4. Here’s what’s really going on. Suppose the central bank sees inflation rising too rapidly. They realize that the need to reduce money growth. But they don’t want to target money growth, as that makes other variables too volatile. So they they raise the target short term interest rate enough so that the money supply (now or later) will have to be reduced in order to hit the interest rate target. They hope the reduction in the money supply reduces inflation.

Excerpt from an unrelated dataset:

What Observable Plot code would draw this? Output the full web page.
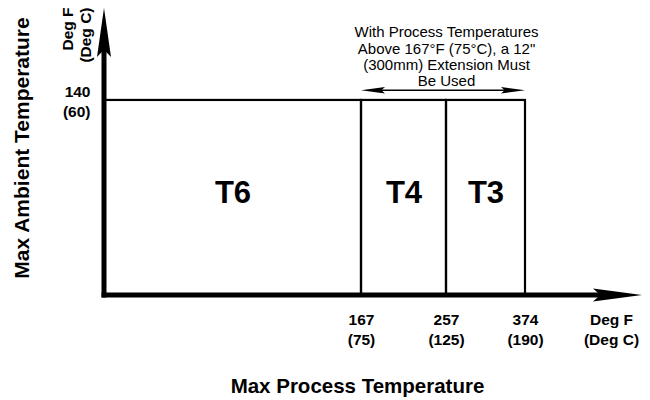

Let me repeat, higher interest rates are inflationary. They increase velocity. If you don’t believe me, check out interest rates and velocity during any extremely high inflation episode. When rates rise, inflation usually rises. Higher interest rates are inflationary. Repeat 100 times. But the thing the Fed uses to generate higher short term interest rates—a reduction in the money growth rate—is deflationary. To reduce inflation you must reduce money growth. Interest rate targeting (or exchange rate targeting) is simply a tool. It is changes in the money growth rate that actually drive macro nominal aggregates up and down.
It is precisely because students were taught IS-LM and IS-MP that we are in this mess. Both models teach students that easy money reduces interest rates. So 99.999% of people in 2008-09 inferred that the Fed was easing monetary policy, even as they adopted the tightest policy since 1938.
Woodford and Bernanke are right; the stance of monetary policy depends on outcomes like NGDP growth and inflation, not interest rates and the money supply. But that is NOT what students are being taught.
PS. I said money is endogenous when the central bank pegs interest rates. It’s not endogenous in any long run sense when they target interest rates. That’s because targets are adjusted to change the money supply.